= Written task =
Go through the listing and copy each line with the string "chart".
** start of Data **
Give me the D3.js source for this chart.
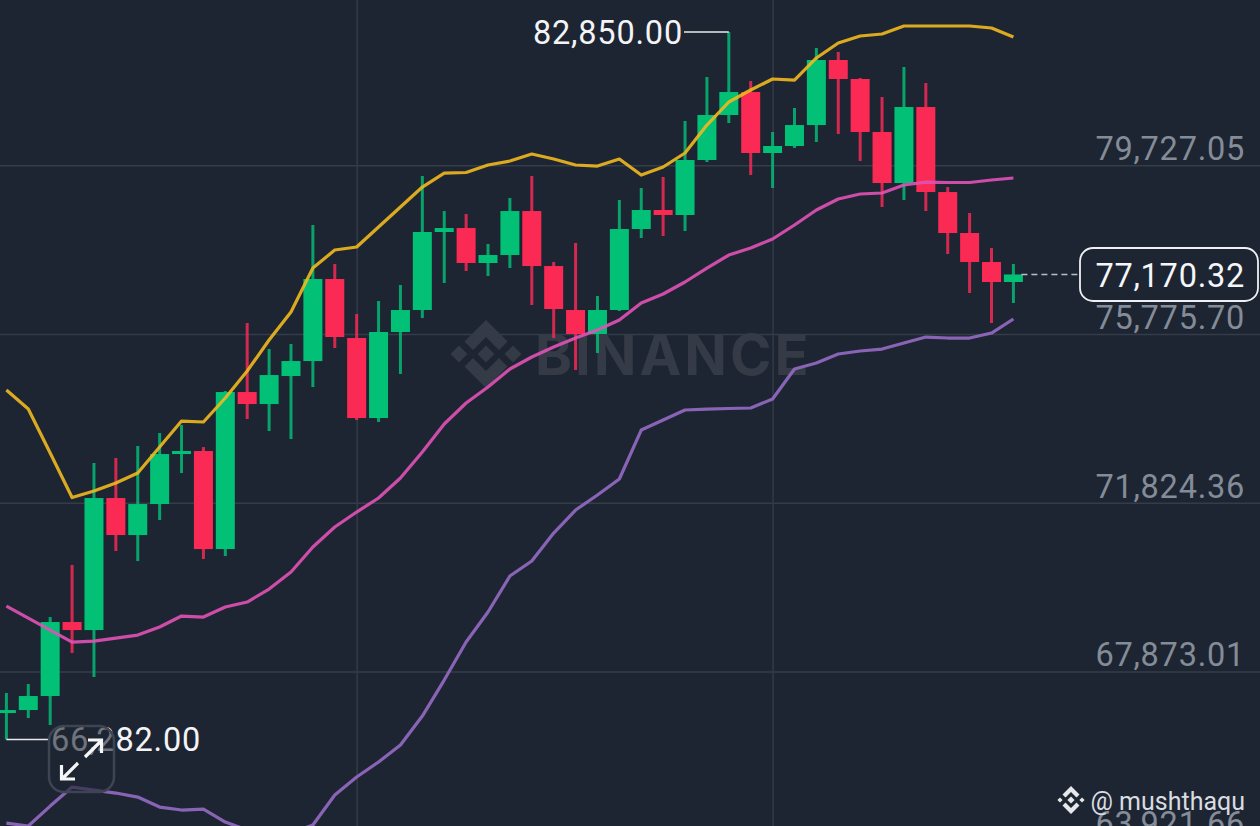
<!DOCTYPE html>
<html>
<head>
<meta charset="utf-8">
<style>
  html, body { margin: 0; padding: 0; background: #1e2532; overflow: hidden; }
  svg { display: block; }
  .price text { font-family: Roboto, sans-serif; }
</style>
<script src="https://cdn.jsdelivr.net/npm/d3@7"></script>
</head>
<body>
<div id="chart"></div>
<script>
// candles, oldest first
const opens = [66900,66970,67298,69031,68843,71935,71068,71794,72965,73036,70740,74417,74136,74792,75143,77064,75682,73808,75823,76338,78165,78258,77439,77626,78656,77368,76338,75776,76338,78235,78680,78563,79851,80905,81443,80015,80179,80670,82193,81748,80507,79312,81092,79101,78141,77462,76994];
const highs = [67368,67579,69148,70366,72755,72872,73153,73457,73644,73129,74441,76033,75424,75542,78329,77415,76244,76549,76923,79476,78656,78586,77884,78961,79476,77462,77907,76666,78914,79195,79453,80764,81795,82850,81701,80507,81069,82474,82380,81771,81326,82029,81654,79218,78610,77790,77415];
const lows = [66282,66782,66619,68305,67743,70694,70459,71420,72520,70506,70576,73785,73504,73317,74534,75448,73762,73715,74839,76150,76970,77251,77134,77321,76455,75682,74933,75331,76315,78024,78071,78188,79804,80717,79499,79195,80132,80272,80460,79827,78750,78914,78656,77649,76736,76033,76502];
const closes = [66970,67298,69031,68843,71935,71068,71794,72965,73036,70740,74417,74136,74815,75143,77064,75705,73808,75823,76338,78165,78258,77439,77626,78656,77368,76361,75776,76338,78235,78680,78563,79851,80905,81443,80015,80179,80670,82193,81748,80507,79312,81092,79101,78141,77462,76994,77170.32];

// bollinger bands
const upperBand = [74464,74019,72989,71947,72099,72286,72520,73129,73738,73715,74277,74909,75635,76291,77321,77743,77813,78282,78750,79218,79546,79558,79734,79827,79991,79874,79734,79710,79874,79499,79687,80015,80670,81209,81490,81748,81724,82240,82591,82755,82802,82989,82989,82989,82989,82942,82731];
const middleBand = [69405,69124,68843,68562,68585,68655,68726,68914,69171,69148,69382,69499,69804,70202,70787,71256,71607,71935,72403,73012,73668,74160,74534,74956,75237,75471,75682,75869,76104,76502,76713,76994,77321,77626,77790,78001,78329,78680,78937,79055,79078,79265,79335,79324,79324,79382,79429];
const lowerBand = [64323,64253,64721,65166,65096,65026,64932,64698,64628,64651,64347,64160,64067,64090,64277,64979,65401,65752,66150,66829,67672,68562,69265,70108,70459,71115,71654,72005,72380,73527,73762,73996,74019,74031,74043,74253,74956,75096,75307,75378,75424,75565,75705,75682,75682,75799,76127];

const priceTicks = [79727.05,75775.70,71824.36,67873.01,63921.66];
const timeTicks = [16,35];
const lastPrice = 77170.32;
const highPrice = 82850;
const highIndex = 33;
const lowPrice = 66282;
const lowIndex = 0;

const width = 1260, height = 826;
const green = '#02c076', red = '#fb2a55', bg = '#1e2532';

const x = d3.scaleLinear().domain([0, 46]).range([6.4, 1013.4]);
const y = d3.scaleLinear().domain([63921.66, 79727.05]).range([840.2, 165.3]);
const fmt = d3.format(',.2f');

const svg = d3.select('#chart').append('svg').attr('width', width).attr('height', height);
svg.append('rect').attr('width', width).attr('height', height).attr('fill', bg);

// grid
const gridY = svg.append('g').call(d3.axisRight(y).tickValues(priceTicks).tickSize(width).tickFormat(''));
const gridX = svg.append('g').attr('transform', `translate(0,${height})`)
  .call(d3.axisTop(x).tickValues(timeTicks).tickSize(height).tickFormat(''));
[gridY, gridX].forEach(g => {
  g.select('.domain').remove();
  g.selectAll('line').attr('stroke', '#343c49').attr('stroke-width', 1.4);
});

// watermark
const mark = svg.append('g').attr('fill', '#343b47');
const logo = mark.append('g').attr('transform', 'translate(486,354)');
const diamond = (g, cx, cy, r) => g.append('path').attr('d', `M${cx},${cy - r}L${cx + r},${cy}L${cx},${cy + r}L${cx - r},${cy}Z`);
diamond(logo, 0, 0, 8.5);
diamond(logo, -27, 0, 8.5);
diamond(logo, 27, 0, 8.5);
logo.append('path').attr('d', 'M0,-34L21.5,-12.5L13,-4L0,-17L-13,-4L-21.5,-12.5Z');
logo.append('path').attr('d', 'M0,34L21.5,12.5L13,4L0,17L-13,4L-21.5,12.5Z');
mark.append('text').attr('x', 535).attr('y', 375)
  .attr('font-family', 'Inter, Roboto, sans-serif').attr('font-weight', 700)
  .attr('font-size', 56).attr('letter-spacing', 3).text('BINANCE');

// candles
const idx = d3.range(closes.length);
const candles = svg.append('g').selectAll('g').data(idx).join('g')
  .attr('fill', i => closes[i] >= opens[i] ? green : red)
  .attr('stroke', i => closes[i] >= opens[i] ? green : red);
candles.append('line')
  .attr('x1', i => x(i)).attr('x2', i => x(i))
  .attr('y1', i => y(highs[i])).attr('y2', i => y(lows[i]))
  .attr('stroke-width', 3).attr('stroke-opacity', 0.82);
candles.append('rect')
  .attr('x', i => x(i) - 9.5).attr('width', 19)
  .attr('y', i => y(Math.max(opens[i], closes[i])))
  .attr('height', i => Math.max(3, Math.abs(y(opens[i]) - y(closes[i]))))
  .attr('stroke', 'none');

// bands
const line = d3.line().x((d, i) => x(i)).y(d => y(d));
[[lowerBand, '#956cc4'], [middleBand, '#e052b6'], [upperBand, '#f0b91f']].forEach(([s, c]) => {
  svg.append('path').attr('d', line(s)).attr('fill', 'none').attr('stroke', c)
    .attr('stroke-width', 3.2).attr('stroke-opacity', 0.9).attr('stroke-linejoin', 'round');
});

// price axis labels
const priceAxis = svg.append('g').attr('class', 'price').attr('transform', `translate(${width - 15},0)`)
  .call(d3.axisLeft(y).tickValues(priceTicks).tickSize(0).tickPadding(0).tickFormat(fmt));
priceAxis.select('.domain').remove();
priceAxis.selectAll('text').attr('fill', '#848c98').attr('font-size', 32.5).attr('letter-spacing', 0.75)
  .attr('y', -16.5).attr('dy', 11);

// high and low markers
const marker = svg.append('g').attr('fill', 'none').attr('stroke', '#e8eaed').attr('stroke-width', 1.5);
marker.append('path').attr('d', `M${x(highIndex)},${y(highPrice)}H684`);
marker.append('path').attr('d', `M${x(lowIndex)},${y(lowPrice)}H50`);
const label = (px, py, anchor, t) => svg.append('text').attr('x', px).attr('y', py).attr('text-anchor', anchor)
  .attr('font-family', 'Roboto, sans-serif').attr('font-size', 32.5).attr('letter-spacing', 0.8)
  .attr('fill', '#f3f4f6').text(t);
label(683, 44, 'end', fmt(highPrice));
label(51, 751, 'start', fmt(lowPrice));

// last price
svg.append('line').attr('x1', x(46) + 8).attr('x2', 1080).attr('y1', y(lastPrice)).attr('y2', y(lastPrice))
  .attr('stroke', '#b9bec6').attr('stroke-width', 1.6).attr('stroke-dasharray', '6 4');
svg.append('rect').attr('x', 1080).attr('y', 248).attr('width', 178).attr('height', 53).attr('rx', 13)
  .attr('fill', bg).attr('stroke', '#eef0f2').attr('stroke-width', 1.8);
svg.append('text').attr('x', 1245).attr('y', 287).attr('text-anchor', 'end')
  .attr('font-family', 'Roboto, sans-serif').attr('font-size', 32.5).attr('letter-spacing', 0.75)
  .attr('fill', '#f5f6f7').text(fmt(lastPrice));

// expand button
svg.append('rect').attr('x', 49).attr('y', 726).attr('width', 65).attr('height', 66).attr('rx', 15)
  .attr('fill', bg).attr('fill-opacity', 0.62).attr('stroke', '#3d4552').attr('stroke-width', 2.5);
const arrows = svg.append('g').attr('fill', 'none').attr('stroke', '#f4f5f6').attr('stroke-width', 3.2);
arrows.append('path').attr('d', 'M85,757L101,741M88,740H101.5V753');
arrows.append('path').attr('d', 'M78,763L62,779M75,779H61.5V765');

// user tag
const tag = svg.append('g').attr('transform', 'translate(1071,800)').attr('fill', '#e6e8eb');
diamond(tag, 0, 0, 3.6);
diamond(tag, -11, 0, 2.6);
diamond(tag, 11, 0, 2.6);
tag.append('path').attr('d', 'M0,-14L8.5,-5.5L5.5,-2.5L0,-8L-5.5,-2.5L-8.5,-5.5Z');
tag.append('path').attr('d', 'M0,14L8.5,5.5L5.5,2.5L0,8L-5.5,2.5L-8.5,5.5Z');
svg.append('text').attr('x', 1245).attr('y', 810).attr('text-anchor', 'end')
  .attr('font-family', 'Roboto, sans-serif').attr('font-size', 25)
  .attr('fill', '#d9dce0').text('@ mushthaqu');
</script>
</body>
</html>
** end of Data **
= Solution to the problem =
Give me the D3.js source for this chart.
<div id="chart"></div>
const svg = d3.select('#chart').append('svg').attr('width', width).attr('height', height);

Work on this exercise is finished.